:: Given exercise ::
Print the material below exactly as it stands, please, from its first line to the line holding "const forecastStart = 2011.5", with no pictures.
>> Start
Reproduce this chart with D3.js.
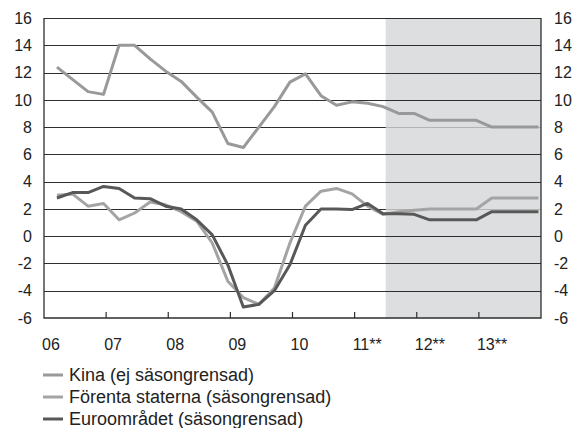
<!DOCTYPE html>
<html>
<head>
<meta charset="utf-8">
<script src="https://cdn.jsdelivr.net/npm/d3@7"></script>
<style>
  body { margin: 0; background: #fff; }
  svg { display: block; font-family: "Liberation Sans", Arial, sans-serif; }
</style>
</head>
<body>
<svg id="chart" width="574" height="428"></svg>
<script>
// quarterly data 2006 Q1 - 2013 Q4, forecasts from 2011 Q3
const years = [2006, 2007, 2008, 2009, 2010, 2011, 2012, 2013]
const yearLabels = ["06", "07", "08", "09", "10", "11**", "12**", "13**"]
const yTicks = [-6, -4, -2, 0, 2, 4, 6, 8, 10, 12, 14, 16]
const forecastStart = 2011.5

const kina = [12.4, 11.5, 10.6, 10.4, 14.0, 14.0, 13.0, 12.1,
  11.35, 10.2, 9.1, 6.8, 6.5, 8.0, 9.5, 11.3,
  11.9, 10.3, 9.6, 9.85, 9.75, 9.5, 9.0, 9.0,
  8.5, 8.5, 8.5, 8.5, 8.0, 8.0, 8.0, 8.0]
const usa = [3.0, 3.1, 2.2, 2.4, 1.2, 1.7, 2.5, 2.3,
  1.8, 1.1, -0.5, -3.3, -4.5, -5.0, -3.8, -0.5,
  2.2, 3.3, 3.5, 3.1, 2.2, 1.6, 1.8, 1.9,
  2.0, 2.0, 2.0, 2.0, 2.8, 2.8, 2.8, 2.8]
const euro = [2.8, 3.2, 3.2, 3.65, 3.5, 2.8, 2.75, 2.2,
  2.0, 1.2, 0.1, -2.1, -5.2, -5.0, -4.0, -2.1,
  0.8, 2.0, 2.0, 1.95, 2.4, 1.65, 1.65, 1.6,
  1.2, 1.2, 1.2, 1.2, 1.8, 1.8, 1.8, 1.8]

const seriesNames = ["Kina (ej säsongrensad)", "Förenta staterna (säsongrensad)", "Euroområdet (säsongrensad)"]
const seriesColors = ["#999999", "#a4a4a4", "#585858"]

const series = [kina, usa, euro].map((values, k) => ({
  name: seriesNames[k],
  color: seriesColors[k],
  // each quarter is placed at the middle of its last month
  points: values.map((v, i) => ({ t: 2006 + Math.floor(i / 4) + (i % 4) / 4 + 2.5 / 12, v }))
}))

const svg = d3.select("#chart")
const plotL = 44, plotR = 541, plotT = 18, plotB = 318

const x = d3.scaleLinear().domain([2006, 2014]).range([plotL, plotR])
const y = d3.scaleLinear().domain([-6, 16]).range([plotB, plotT])

// forecast shading
svg.append("rect")
  .attr("x", x(forecastStart))
  .attr("y", y(16))
  .attr("width", x(2014) - x(forecastStart))
  .attr("height", y(-6) - y(16))
  .attr("fill", "#dddee0")

// grid lines
svg.append("g")
  .selectAll("line")
  .data(yTicks.filter(d => d > -6))
  .join("line")
  .attr("x1", plotL)
  .attr("x2", plotR)
  .attr("y1", d => Math.round(y(d)) + 0.5)
  .attr("y2", d => Math.round(y(d)) + 0.5)
  .attr("stroke", "#2e2e2e")
  .attr("stroke-width", 1)

// in the forecast area the 8 and 2 lines are pale
svg.append("g")
  .selectAll("line")
  .data([8, 2])
  .join("line")
  .attr("x1", x(forecastStart))
  .attr("x2", plotR)
  .attr("y1", d => Math.round(y(d)) + 0.5)
  .attr("y2", d => Math.round(y(d)) + 0.5)
  .attr("stroke", "#b4b4b4")
  .attr("stroke-width", 1)

// frame: left, right and bottom
svg.append("path")
  .attr("d", `M${plotL},${plotT}V${plotB}H${plotR}V${plotT}`)
  .attr("fill", "none")
  .attr("stroke", "#2e2e2e")
  .attr("stroke-width", 1.3)

// year ticks (pointing up)
svg.append("g")
  .selectAll("line")
  .data(years.slice(1))
  .join("line")
  .attr("x1", d => x(d))
  .attr("x2", d => x(d))
  .attr("y1", plotB)
  .attr("y2", plotB - 6)
  .attr("stroke", "#2e2e2e")
  .attr("stroke-width", 1.2)

// lines
const line = d3.line().x(d => x(d.t)).y(d => y(d.v))
svg.append("g")
  .selectAll("path")
  .data(series)
  .join("path")
  .attr("d", d => line(d.points))
  .attr("fill", "none")
  .attr("stroke", d => d.color)
  .attr("stroke-width", 3)
  .attr("stroke-linejoin", "round")

// y labels both sides
const tickFont = 16
svg.append("g")
  .selectAll("text")
  .data(yTicks)
  .join("text")
  .attr("x", 32)
  .attr("y", d => y(d))
  .attr("dy", "0.36em")
  .attr("text-anchor", "end")
  .attr("font-size", tickFont)
  .attr("fill", "#222")
  .text(d => d)

svg.append("g")
  .selectAll("text")
  .data(yTicks)
  .join("text")
  .attr("x", 554)
  .attr("y", d => y(d))
  .attr("dy", "0.36em")
  .attr("text-anchor", "start")
  .attr("font-size", tickFont)
  .attr("fill", "#222")
  .text(d => d)

// x labels
svg.append("g")
  .selectAll("text")
  .data(years)
  .join("text")
  .attr("x", d => x(d) - 2)
  .attr("y", 350)
  .attr("font-size", tickFont)
  .attr("fill", "#222")
  .text((d, i) => yearLabels[i])

// legend
const legend = svg.append("g")
  .selectAll("g")
  .data(series)
  .join("g")
  .attr("transform", (d, i) => `translate(43,${375 + i * 22})`)

legend.append("line")
  .attr("x1", 0)
  .attr("x2", 20)
  .attr("stroke", d => d.color)
  .attr("stroke-width", 3)

legend.append("text")
  .attr("x", 26)
  .attr("dy", "0.36em")
  .attr("font-size", 18)
  .attr("fill", "#222")
  .text(d => d.name)
</script>
</body>
</html>
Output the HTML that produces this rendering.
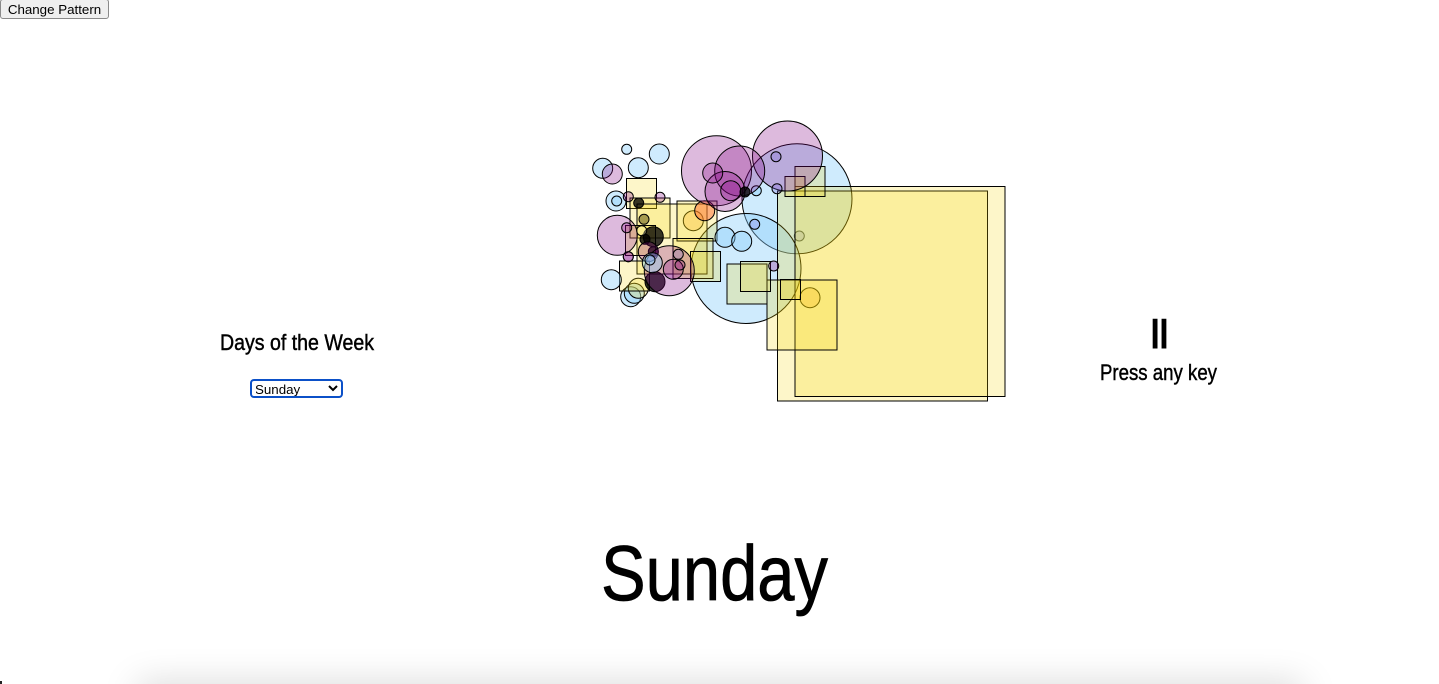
>> End
:: Result of this task ::
Reproduce this chart with D3.js.
<!DOCTYPE html>
<html>
<head>
<meta charset="utf-8">
<script src="https://cdn.jsdelivr.net/npm/d3@7"></script>
<style>
  body { margin: 0; background: #fff; }
  svg { display: block; font-family: "Liberation Sans", Arial, sans-serif; }
</style>
</head>
<body>
<svg id="chart" width="574" height="428"></svg>
<script>
// quarterly data 2006 Q1 - 2013 Q4, forecasts from 2011 Q3
const years = [2006, 2007, 2008, 2009, 2010, 2011, 2012, 2013]
const yearLabels = ["06", "07", "08", "09", "10", "11**", "12**", "13**"]
const yTicks = [-6, -4, -2, 0, 2, 4, 6, 8, 10, 12, 14, 16]
const forecastStart = 2011.5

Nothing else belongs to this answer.